Most bands would be happy with one greatest hits package to dine out on. But then Rush have never been ‘most bands’, and this release marks the third part of their retrospective, covering the band’s last twenty years.
That’s decades two and three of their existence, covered in one disc, the material lifted from five studio albums. Yet since Rush fans seem to have pockets of infinitesimal depth, it’s a fair assumption they’ll warm to the unique idea of collecting their band’s retrospectives. Expect this disc to sell well alongside the multi-DVD live sets from exotic world locations.
Yet behind the cynicism of record company exploitation lurks the knowledge that Rush as a band have remained remarkably consistent throughout their existence. For sure the material such as 2112 or, more commercially, Closer To The Heart and Spirit Of The Radio will always get the maximum exposure, but to write them off would be a mistake.
Parallels with Muse are irresistible. A trio with no obvious lead guitar line, Rush do perhaps in their later years get closer to the middle of the road, but they remain capable of pulling a riff right out of rock’s top drawer. Animate is a prime example, its sinuous bass riff powering a dominant vocal from Geddy Lee. Opener One Little Victory packs quite a punch too, the sort of riff you could play round in circles for hours leading to a ballsy chorus of real intent.
A surprise for the uninitiated will come in the form of Nobody’s Hero, Lee’s unexpectedly frank memorial to a friend talking openly about sexuality. This isn’t something you’d find much of among his progressive peers. It’s a reminder that while Rush might at times baffle with lyrics such as “God is in my garden, Sister in my soul, Angel in my armour, actors in my role”, they can still hit the nail on the head elsewhere.

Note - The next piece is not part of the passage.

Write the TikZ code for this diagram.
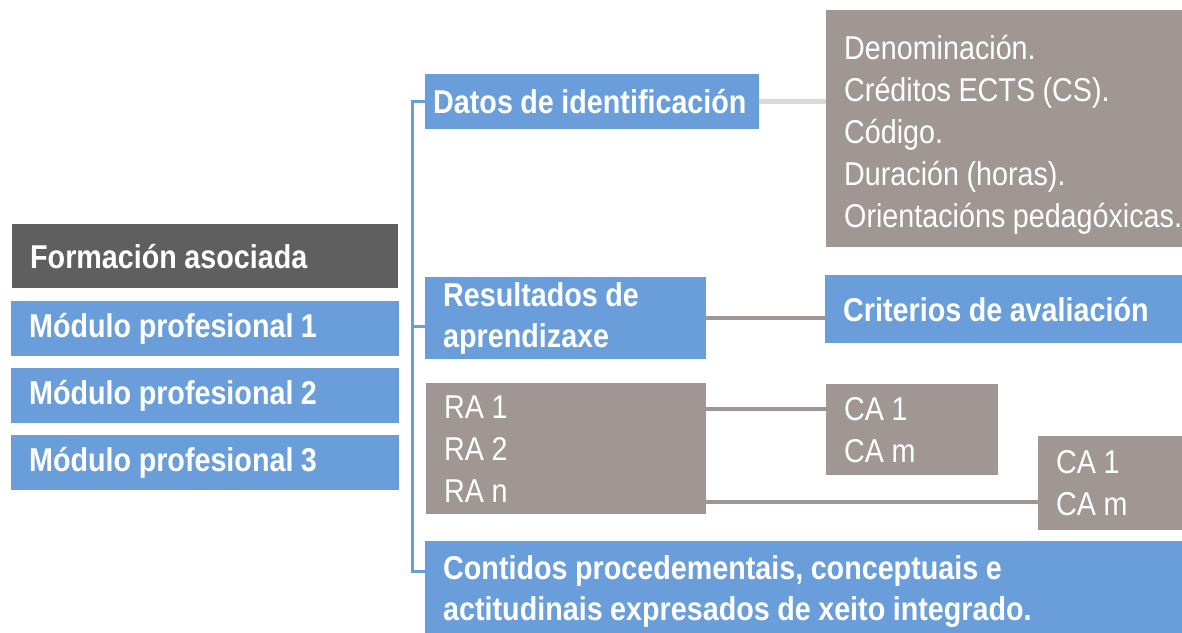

The Presto album is surprisingly under represented, with anthemic tracks such as Red Tide or Paint It Black lacking from this collection – catchy rockers both. Yet the truth is that even at this late stage in their careers, Rush have an embarrassment of riches at their disposal, and that if they do make it to a fourth retrospective they will still be rocking with intent. Progressive rock’s first golden wedding celebration, perhaps?